---------- The data ----------

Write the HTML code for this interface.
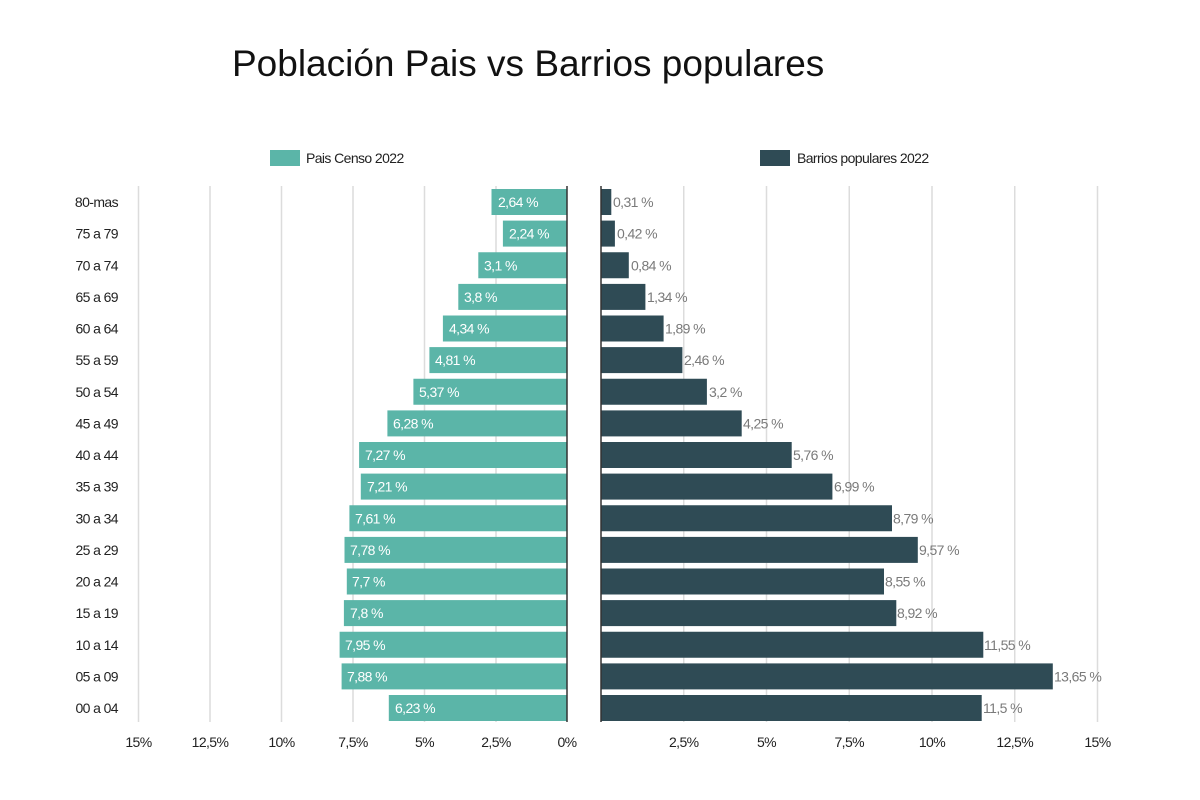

----------
---------- The data ----------

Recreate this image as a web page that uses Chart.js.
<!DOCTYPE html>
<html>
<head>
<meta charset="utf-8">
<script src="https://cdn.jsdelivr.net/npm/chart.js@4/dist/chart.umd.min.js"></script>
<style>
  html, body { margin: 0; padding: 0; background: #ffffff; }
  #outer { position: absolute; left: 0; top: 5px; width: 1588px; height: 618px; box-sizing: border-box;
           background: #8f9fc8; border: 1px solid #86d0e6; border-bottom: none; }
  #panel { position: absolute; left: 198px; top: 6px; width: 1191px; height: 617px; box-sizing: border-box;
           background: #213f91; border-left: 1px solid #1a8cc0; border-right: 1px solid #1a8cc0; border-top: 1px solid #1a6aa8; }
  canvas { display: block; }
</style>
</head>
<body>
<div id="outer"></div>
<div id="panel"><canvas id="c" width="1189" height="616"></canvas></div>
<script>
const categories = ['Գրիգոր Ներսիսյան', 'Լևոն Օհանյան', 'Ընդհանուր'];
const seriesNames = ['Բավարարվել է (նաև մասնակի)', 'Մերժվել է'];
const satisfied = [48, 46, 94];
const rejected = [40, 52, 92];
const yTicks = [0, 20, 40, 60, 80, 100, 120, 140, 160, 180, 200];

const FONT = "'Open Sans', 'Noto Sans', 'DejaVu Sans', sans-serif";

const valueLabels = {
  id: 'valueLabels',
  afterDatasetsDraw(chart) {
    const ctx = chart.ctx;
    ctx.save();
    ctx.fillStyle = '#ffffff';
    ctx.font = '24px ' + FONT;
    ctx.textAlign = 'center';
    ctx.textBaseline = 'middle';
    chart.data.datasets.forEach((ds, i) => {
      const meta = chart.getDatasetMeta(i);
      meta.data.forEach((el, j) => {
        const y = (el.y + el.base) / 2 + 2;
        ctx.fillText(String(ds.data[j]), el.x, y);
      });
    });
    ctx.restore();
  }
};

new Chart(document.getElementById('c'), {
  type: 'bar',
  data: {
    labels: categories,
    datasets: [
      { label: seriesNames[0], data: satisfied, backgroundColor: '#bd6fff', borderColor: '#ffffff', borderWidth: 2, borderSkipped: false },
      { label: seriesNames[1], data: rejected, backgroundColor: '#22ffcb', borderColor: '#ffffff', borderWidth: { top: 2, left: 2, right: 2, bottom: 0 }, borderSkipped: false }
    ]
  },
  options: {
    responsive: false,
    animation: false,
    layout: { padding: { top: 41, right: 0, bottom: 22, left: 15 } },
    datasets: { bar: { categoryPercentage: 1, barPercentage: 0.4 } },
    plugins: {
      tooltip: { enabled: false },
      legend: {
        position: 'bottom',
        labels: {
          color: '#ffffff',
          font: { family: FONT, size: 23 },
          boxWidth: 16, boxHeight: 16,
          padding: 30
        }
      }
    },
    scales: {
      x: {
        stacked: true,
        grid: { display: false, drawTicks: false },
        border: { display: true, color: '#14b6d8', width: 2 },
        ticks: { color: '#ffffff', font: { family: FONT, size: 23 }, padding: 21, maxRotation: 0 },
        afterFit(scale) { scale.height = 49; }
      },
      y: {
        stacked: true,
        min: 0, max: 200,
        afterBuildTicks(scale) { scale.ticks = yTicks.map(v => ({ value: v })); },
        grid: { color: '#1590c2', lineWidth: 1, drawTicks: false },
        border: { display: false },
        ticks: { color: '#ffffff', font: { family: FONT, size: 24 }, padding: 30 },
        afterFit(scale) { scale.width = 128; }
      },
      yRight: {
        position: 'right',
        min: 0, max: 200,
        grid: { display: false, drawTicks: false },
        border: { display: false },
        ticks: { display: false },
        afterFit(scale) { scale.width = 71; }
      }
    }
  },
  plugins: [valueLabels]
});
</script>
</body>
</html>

----------

From the records above, pull out every line containing the word "this".

Write the HTML code for this interface.
Recreate this image as a web page that uses Chart.js.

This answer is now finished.